------ Given records

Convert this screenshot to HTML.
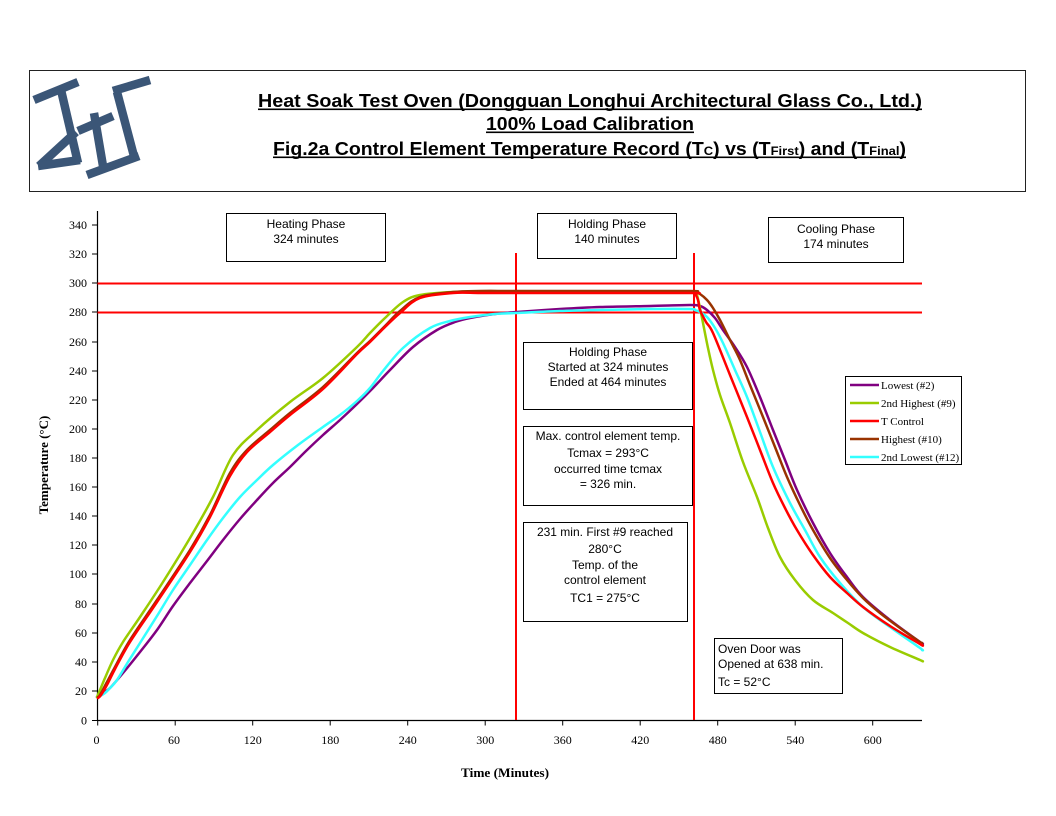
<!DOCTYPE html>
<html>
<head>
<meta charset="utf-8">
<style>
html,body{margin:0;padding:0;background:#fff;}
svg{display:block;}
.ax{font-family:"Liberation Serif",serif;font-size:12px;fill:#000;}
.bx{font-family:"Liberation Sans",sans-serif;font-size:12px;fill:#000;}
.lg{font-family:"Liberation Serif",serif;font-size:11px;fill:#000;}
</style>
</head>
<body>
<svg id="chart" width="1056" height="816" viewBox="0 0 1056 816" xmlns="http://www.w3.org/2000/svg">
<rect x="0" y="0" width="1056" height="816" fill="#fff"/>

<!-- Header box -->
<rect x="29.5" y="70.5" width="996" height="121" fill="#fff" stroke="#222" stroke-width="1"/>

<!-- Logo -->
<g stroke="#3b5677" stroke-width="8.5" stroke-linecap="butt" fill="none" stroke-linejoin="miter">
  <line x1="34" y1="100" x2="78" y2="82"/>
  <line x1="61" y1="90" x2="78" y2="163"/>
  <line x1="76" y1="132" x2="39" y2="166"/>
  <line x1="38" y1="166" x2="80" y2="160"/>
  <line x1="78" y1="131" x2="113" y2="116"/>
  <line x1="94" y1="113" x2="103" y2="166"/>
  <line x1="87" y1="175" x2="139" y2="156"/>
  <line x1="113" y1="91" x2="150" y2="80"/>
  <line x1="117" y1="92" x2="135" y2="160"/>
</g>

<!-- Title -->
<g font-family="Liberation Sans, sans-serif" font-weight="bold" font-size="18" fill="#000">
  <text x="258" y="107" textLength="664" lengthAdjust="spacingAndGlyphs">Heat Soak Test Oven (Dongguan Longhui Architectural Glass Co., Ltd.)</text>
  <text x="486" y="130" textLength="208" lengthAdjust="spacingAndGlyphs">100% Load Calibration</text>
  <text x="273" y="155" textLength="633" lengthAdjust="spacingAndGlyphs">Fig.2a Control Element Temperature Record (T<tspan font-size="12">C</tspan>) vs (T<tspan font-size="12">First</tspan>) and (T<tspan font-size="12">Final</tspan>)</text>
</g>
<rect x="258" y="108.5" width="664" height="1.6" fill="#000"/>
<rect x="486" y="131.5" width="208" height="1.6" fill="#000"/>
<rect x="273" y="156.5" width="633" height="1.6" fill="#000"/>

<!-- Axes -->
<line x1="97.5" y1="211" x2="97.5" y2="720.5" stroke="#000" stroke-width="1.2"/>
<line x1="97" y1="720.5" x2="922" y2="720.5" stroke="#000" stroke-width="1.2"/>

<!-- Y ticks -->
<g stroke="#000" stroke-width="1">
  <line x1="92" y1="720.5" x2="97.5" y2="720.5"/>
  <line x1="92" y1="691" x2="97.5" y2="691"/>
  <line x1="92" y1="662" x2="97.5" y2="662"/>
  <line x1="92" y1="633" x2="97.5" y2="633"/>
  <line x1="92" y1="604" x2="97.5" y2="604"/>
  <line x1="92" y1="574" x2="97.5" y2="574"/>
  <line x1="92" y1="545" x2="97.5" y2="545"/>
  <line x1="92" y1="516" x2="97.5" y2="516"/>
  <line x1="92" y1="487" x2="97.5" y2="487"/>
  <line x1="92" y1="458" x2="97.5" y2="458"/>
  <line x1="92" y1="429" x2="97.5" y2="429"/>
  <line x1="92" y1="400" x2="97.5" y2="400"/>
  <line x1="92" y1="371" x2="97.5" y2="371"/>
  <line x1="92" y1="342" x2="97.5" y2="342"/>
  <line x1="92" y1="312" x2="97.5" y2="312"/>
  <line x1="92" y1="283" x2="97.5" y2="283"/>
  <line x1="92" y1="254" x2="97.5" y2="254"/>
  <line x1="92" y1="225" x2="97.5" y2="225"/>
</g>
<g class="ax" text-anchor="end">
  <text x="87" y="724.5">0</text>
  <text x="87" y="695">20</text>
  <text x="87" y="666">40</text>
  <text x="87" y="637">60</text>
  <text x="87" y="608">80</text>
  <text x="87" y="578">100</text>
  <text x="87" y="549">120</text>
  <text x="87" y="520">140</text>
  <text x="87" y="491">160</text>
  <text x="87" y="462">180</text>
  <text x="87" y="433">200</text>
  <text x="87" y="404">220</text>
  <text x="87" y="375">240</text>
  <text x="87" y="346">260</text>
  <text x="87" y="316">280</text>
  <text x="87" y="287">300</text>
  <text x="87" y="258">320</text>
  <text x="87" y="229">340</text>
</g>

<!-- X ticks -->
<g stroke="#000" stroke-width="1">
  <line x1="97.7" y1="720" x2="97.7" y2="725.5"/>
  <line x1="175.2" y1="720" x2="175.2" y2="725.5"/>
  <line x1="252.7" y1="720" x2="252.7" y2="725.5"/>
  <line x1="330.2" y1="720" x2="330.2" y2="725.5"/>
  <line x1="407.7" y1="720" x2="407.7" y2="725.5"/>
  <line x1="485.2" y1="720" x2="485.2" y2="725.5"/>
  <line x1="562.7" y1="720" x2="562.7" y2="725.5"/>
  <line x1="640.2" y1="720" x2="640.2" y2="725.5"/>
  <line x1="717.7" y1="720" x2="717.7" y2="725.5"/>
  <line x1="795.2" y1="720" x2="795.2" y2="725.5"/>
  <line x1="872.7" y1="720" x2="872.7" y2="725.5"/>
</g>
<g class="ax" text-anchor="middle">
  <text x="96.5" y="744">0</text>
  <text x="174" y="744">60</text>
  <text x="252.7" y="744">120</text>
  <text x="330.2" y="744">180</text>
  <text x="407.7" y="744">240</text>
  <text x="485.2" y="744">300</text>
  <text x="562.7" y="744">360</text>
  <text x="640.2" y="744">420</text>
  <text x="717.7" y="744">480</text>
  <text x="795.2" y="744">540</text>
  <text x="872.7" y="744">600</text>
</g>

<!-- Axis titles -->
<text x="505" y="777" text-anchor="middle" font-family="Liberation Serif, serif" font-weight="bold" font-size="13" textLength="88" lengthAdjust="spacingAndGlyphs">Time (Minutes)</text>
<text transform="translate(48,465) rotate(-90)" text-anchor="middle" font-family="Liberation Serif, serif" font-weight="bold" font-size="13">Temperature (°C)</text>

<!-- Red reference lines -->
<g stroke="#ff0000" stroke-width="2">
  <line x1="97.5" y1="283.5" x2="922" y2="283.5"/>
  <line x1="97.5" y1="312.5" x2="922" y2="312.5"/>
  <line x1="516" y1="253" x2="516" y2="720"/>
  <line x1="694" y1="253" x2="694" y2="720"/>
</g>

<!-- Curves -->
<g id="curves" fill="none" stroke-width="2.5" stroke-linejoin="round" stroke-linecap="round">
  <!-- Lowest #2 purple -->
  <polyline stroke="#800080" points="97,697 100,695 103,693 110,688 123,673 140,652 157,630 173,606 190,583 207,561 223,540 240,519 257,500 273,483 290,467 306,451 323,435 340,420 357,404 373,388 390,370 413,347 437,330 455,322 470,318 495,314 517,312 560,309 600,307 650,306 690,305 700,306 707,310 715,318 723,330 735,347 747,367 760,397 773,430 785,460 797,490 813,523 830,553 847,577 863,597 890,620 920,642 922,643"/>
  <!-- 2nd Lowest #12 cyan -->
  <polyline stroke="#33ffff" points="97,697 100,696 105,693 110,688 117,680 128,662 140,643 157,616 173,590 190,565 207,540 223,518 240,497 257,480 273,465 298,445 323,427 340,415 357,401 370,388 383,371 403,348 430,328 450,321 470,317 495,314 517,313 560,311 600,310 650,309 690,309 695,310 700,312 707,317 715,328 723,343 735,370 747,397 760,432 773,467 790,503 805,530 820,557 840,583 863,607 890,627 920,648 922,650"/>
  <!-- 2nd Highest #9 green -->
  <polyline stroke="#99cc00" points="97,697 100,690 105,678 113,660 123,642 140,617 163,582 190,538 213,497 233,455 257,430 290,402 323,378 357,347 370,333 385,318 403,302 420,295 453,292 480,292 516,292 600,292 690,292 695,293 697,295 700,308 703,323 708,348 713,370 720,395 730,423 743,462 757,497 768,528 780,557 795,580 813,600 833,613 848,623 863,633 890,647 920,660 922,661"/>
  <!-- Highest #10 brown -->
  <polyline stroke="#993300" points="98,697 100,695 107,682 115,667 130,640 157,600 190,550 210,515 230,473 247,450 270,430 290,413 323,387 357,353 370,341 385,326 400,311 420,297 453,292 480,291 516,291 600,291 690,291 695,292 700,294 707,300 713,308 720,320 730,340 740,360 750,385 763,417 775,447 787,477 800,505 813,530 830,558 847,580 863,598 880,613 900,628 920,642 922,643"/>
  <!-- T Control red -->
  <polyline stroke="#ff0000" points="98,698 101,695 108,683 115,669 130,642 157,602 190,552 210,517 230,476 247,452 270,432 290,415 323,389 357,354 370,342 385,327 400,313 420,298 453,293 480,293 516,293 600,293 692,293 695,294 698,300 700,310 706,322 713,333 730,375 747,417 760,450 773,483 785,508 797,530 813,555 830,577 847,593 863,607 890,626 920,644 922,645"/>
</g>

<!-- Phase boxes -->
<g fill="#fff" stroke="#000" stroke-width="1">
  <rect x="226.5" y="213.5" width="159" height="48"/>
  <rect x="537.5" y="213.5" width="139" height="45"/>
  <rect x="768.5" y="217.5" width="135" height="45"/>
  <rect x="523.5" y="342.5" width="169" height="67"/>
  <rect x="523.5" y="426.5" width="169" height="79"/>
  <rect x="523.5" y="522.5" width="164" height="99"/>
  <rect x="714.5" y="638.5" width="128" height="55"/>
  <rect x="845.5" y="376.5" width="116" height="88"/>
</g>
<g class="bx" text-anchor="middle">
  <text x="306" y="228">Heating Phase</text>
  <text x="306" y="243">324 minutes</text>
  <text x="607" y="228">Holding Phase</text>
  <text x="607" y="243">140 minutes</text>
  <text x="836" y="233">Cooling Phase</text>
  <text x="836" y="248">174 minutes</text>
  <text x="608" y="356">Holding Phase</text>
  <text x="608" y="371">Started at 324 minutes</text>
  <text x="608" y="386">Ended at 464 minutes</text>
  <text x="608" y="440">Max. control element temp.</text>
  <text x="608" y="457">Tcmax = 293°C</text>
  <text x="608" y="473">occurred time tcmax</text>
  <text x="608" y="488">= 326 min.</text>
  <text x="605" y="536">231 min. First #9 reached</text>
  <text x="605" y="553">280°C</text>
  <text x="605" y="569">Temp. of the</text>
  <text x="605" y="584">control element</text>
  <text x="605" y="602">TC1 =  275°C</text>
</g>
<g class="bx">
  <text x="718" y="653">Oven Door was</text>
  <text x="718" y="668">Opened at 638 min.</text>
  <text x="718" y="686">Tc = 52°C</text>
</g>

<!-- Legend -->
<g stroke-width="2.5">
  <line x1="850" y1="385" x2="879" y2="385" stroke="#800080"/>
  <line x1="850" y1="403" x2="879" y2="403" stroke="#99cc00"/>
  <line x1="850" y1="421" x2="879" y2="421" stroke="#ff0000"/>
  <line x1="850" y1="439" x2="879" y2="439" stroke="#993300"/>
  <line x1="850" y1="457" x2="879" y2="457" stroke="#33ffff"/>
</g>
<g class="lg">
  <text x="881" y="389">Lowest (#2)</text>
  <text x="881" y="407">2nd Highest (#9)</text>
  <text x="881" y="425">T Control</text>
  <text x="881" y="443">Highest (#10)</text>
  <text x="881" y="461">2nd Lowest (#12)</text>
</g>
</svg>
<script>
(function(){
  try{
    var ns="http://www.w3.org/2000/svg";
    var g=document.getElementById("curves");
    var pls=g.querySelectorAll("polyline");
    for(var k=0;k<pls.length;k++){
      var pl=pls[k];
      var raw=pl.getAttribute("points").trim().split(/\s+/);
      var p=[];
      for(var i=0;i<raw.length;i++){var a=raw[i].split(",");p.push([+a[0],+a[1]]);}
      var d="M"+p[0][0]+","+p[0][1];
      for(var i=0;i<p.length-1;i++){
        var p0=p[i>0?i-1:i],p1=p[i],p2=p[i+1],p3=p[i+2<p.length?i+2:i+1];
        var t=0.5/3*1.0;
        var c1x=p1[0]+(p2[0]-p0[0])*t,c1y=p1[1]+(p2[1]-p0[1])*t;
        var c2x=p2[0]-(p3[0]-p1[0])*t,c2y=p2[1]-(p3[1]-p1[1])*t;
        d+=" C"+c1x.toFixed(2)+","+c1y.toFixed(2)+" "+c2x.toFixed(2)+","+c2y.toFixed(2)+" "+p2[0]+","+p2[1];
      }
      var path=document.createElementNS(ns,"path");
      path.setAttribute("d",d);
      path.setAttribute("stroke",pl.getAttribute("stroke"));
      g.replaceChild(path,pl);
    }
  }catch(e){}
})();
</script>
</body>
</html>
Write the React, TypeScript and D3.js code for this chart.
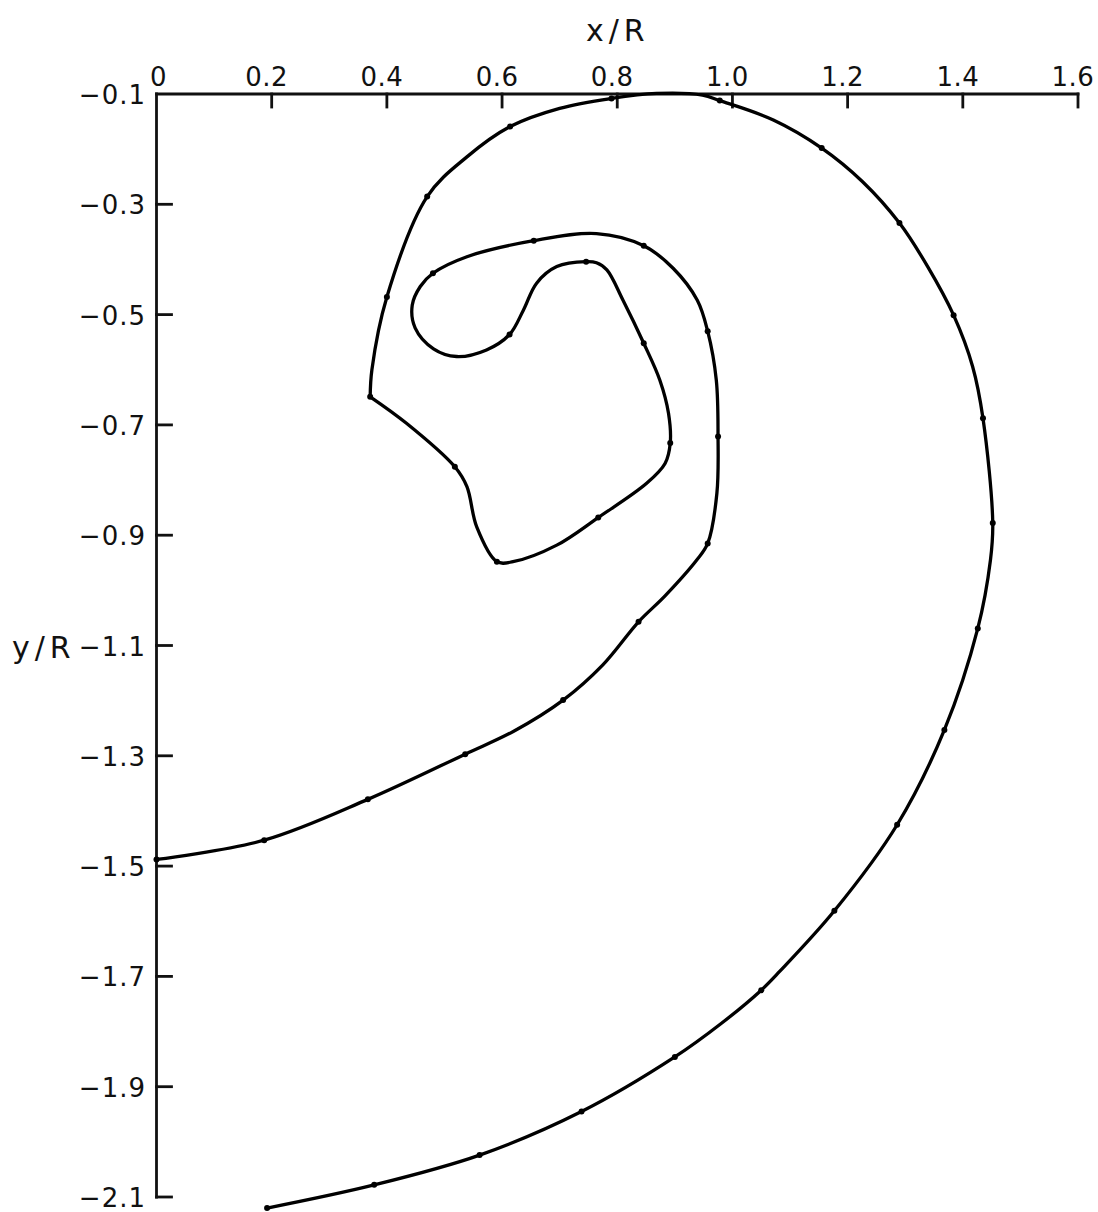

------------

- [Written task]:
Find the count of lines in the data above where the string "chart" occurs. Provide that number alone.

- [Solution to this problem]:
2